The following day while traveling through Colorado, they pass a nun who is stranded with apparent car trouble. With the suggestion of his youngest daughter to assist her, Nate states, “Haven’t I taught you anything? Never pick up strangers.” Yet, driving not far down the same dirt road, Nate comes to a screeching halt when he sees a scantily dressed young woman hitchhiking. He then proclaims, “What would Jesus do?”
Nate’s son, the wannabe rapper, unsuccessfully tries to convince his Dad that he needs a bathroom stop. So, with quick thinking and relief only moments away, he grabs a super-duper soda cup out of the cup holder and urinates, while Nate listens intently to old school music from back-in-the-day. Only minutes later, Nate picks up the full cup and with a whiff of the urine, he litters—hitting a motorcycle cop following just a few feet in the rear.
After finding a reefer pipe (drug paraphernalia owned by the hitchhiker), they all end up under lock and key in jail. Luckily, the Sheriff is in the midst of doing his taxes, and Dorothy comes to the rescue, discovering impressive tax deductions for him—in return for their freedom.

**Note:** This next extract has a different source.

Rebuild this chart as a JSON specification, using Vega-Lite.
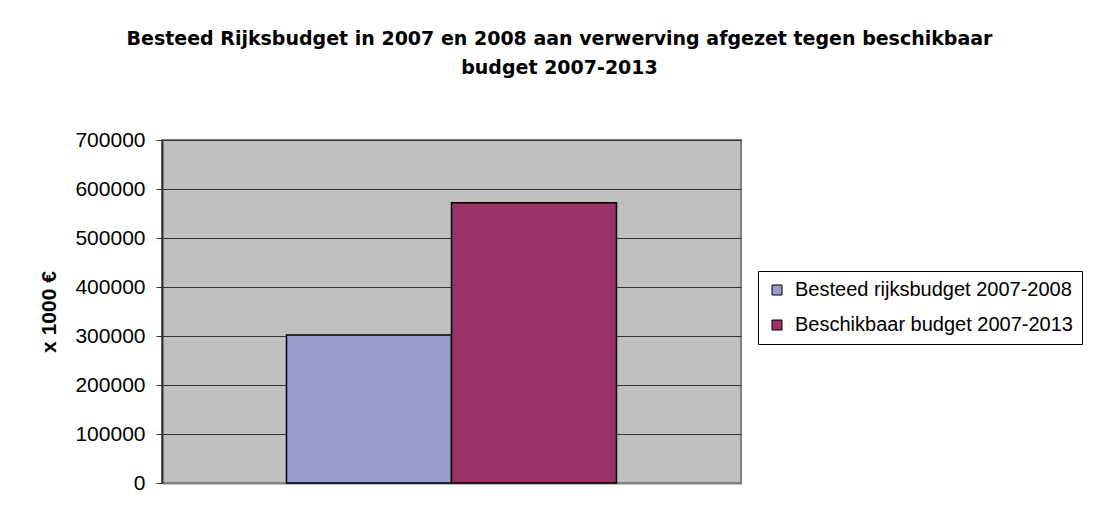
{
  "$schema": "https://vega.github.io/schema/vega-lite/v6.json",
  "autosize": "none",
  "width": 579,
  "height": 343,
  "padding": {"left": 162, "top": 140, "right": 354, "bottom": 32},
  "background": "white",
  "config": {
    "font": "Liberation Sans",
    "view": {"fill": "#C0C0C0", "stroke": "#808080", "strokeWidth": 2}
  },
  "title": {
    "text": ["Besteed Rijksbudget in 2007 en 2008 aan verwerving afgezet tegen beschikbaar", "budget 2007-2013"],
    "font": "DejaVu Sans",
    "fontSize": 19,
    "fontWeight": "bold",
    "color": "black",
    "anchor": "middle",
    "frame": "group",
    "dx": 108,
    "offset": 51,
    "lineHeight": 29
  },
  "data": {
    "values": [
      {"serie": "Besteed rijksbudget 2007-2008", "waarde": 302000},
      {"serie": "Beschikbaar budget 2007-2013", "waarde": 572000}
    ]
  },
  "mark": {"type": "bar", "stroke": "black", "strokeWidth": 1.5},
  "encoding": {
    "x": {
      "field": "serie",
      "type": "nominal",
      "sort": null,
      "scale": {"paddingInner": 0, "paddingOuter": 0.7545},
      "axis": {"labels": false, "ticks": false, "title": null, "domainColor": "#808080", "domainWidth": 2}
    },
    "y": {
      "field": "waarde",
      "type": "quantitative",
      "scale": {"domain": [0, 700000]},
      "axis": {
        "values": [0, 100000, 200000, 300000, 400000, 500000, 600000, 700000],
        "format": "d",
        "title": "x 1000 €",
        "titleFont": "Liberation Sans",
        "titleFontSize": 21,
        "titleFontWeight": "bold",
        "titleColor": "black",
        "titlePadding": 15,
        "labelFont": "Liberation Sans",
        "labelFontSize": 21,
        "labelColor": "black",
        "labelPadding": 11,
        "tickSize": 6,
        "tickColor": "#333333",
        "domainColor": "#333333",
        "domainWidth": 2,
        "gridColor": "#333333",
        "gridWidth": 1,
        "gridOpacity": 1
      }
    },
    "color": {
      "field": "serie",
      "type": "nominal",
      "sort": null,
      "scale": {"range": ["#9999CC", "#993366"]},
      "legend": {
        "title": null,
        "orient": "none",
        "legendX": 596,
        "legendY": 131,
        "symbolType": "square",
        "symbolSize": 100,
        "symbolStrokeColor": "black",
        "symbolStrokeWidth": 1,
        "labelFont": "Liberation Sans",
        "labelFontSize": 20,
        "labelColor": "black",
        "labelOffset": 8,
        "labelLimit": 400,
        "rowPadding": 15,
        "padding": 9,
        "strokeColor": "black",
        "fillColor": "white"
      }
    }
  }
}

Uncle Earl (Cedric The Entertainer), who appears later in the story, is Nate’s opposite—an older man who speaks freely of his attraction towards Dorothy with suggestive phrases.

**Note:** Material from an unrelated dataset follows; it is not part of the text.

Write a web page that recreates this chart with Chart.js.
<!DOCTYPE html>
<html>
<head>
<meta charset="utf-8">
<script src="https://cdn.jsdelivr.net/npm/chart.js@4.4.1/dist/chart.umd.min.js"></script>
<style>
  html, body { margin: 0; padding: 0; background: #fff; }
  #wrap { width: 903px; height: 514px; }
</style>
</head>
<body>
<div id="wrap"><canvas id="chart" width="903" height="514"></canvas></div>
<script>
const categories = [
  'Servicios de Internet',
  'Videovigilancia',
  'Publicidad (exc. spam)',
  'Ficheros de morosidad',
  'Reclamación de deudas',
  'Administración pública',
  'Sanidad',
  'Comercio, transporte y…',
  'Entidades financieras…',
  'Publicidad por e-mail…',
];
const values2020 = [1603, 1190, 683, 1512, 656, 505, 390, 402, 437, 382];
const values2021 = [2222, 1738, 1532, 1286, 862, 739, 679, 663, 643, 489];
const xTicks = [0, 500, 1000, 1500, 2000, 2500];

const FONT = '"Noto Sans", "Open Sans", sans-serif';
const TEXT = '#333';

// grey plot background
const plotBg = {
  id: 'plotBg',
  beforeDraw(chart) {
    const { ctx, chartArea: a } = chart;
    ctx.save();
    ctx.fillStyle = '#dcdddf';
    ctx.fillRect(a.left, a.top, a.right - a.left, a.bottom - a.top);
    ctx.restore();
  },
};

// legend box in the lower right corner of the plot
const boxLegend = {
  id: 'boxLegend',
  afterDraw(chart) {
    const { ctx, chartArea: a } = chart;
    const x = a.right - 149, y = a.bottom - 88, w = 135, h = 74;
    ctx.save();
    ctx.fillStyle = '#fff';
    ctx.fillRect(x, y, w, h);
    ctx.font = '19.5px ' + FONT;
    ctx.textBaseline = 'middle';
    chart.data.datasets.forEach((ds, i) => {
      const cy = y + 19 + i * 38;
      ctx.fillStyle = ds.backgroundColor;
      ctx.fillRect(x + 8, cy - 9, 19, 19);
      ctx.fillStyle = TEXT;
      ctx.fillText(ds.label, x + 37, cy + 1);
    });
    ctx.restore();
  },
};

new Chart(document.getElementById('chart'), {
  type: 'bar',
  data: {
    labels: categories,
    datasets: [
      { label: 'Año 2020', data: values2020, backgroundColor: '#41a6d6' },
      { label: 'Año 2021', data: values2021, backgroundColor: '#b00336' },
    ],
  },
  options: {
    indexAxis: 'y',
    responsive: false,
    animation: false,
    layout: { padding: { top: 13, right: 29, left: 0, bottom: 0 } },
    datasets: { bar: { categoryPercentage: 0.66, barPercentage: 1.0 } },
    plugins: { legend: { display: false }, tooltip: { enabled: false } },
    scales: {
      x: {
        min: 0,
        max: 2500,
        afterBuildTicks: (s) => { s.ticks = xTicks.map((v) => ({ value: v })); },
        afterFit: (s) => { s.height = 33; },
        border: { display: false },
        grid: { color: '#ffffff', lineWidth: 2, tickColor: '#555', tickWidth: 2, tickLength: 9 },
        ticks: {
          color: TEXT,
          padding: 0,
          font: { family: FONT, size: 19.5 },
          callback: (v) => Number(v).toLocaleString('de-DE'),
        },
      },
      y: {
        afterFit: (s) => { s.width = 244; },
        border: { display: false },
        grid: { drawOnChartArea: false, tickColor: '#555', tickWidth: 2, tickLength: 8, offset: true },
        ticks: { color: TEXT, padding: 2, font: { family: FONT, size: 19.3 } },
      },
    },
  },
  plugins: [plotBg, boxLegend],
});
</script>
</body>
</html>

At the family reunion, Mac greets his brother with discouraging titles such as, “the second mistake, the second born.” During prayer over their bountiful feast, the two brothers pray for a mixture of blessings while reminding God of each other’s misfortunes.
The overall message of the film seems to be that it is difficult for a father to balance the desires of his family while at the same time exhibiting a leadership role and humility—and that love and respect is most important within families. But, unfortunately, it is often not practiced. Through trial and error a family unit can interact successfully and attain true value in life—family matters most.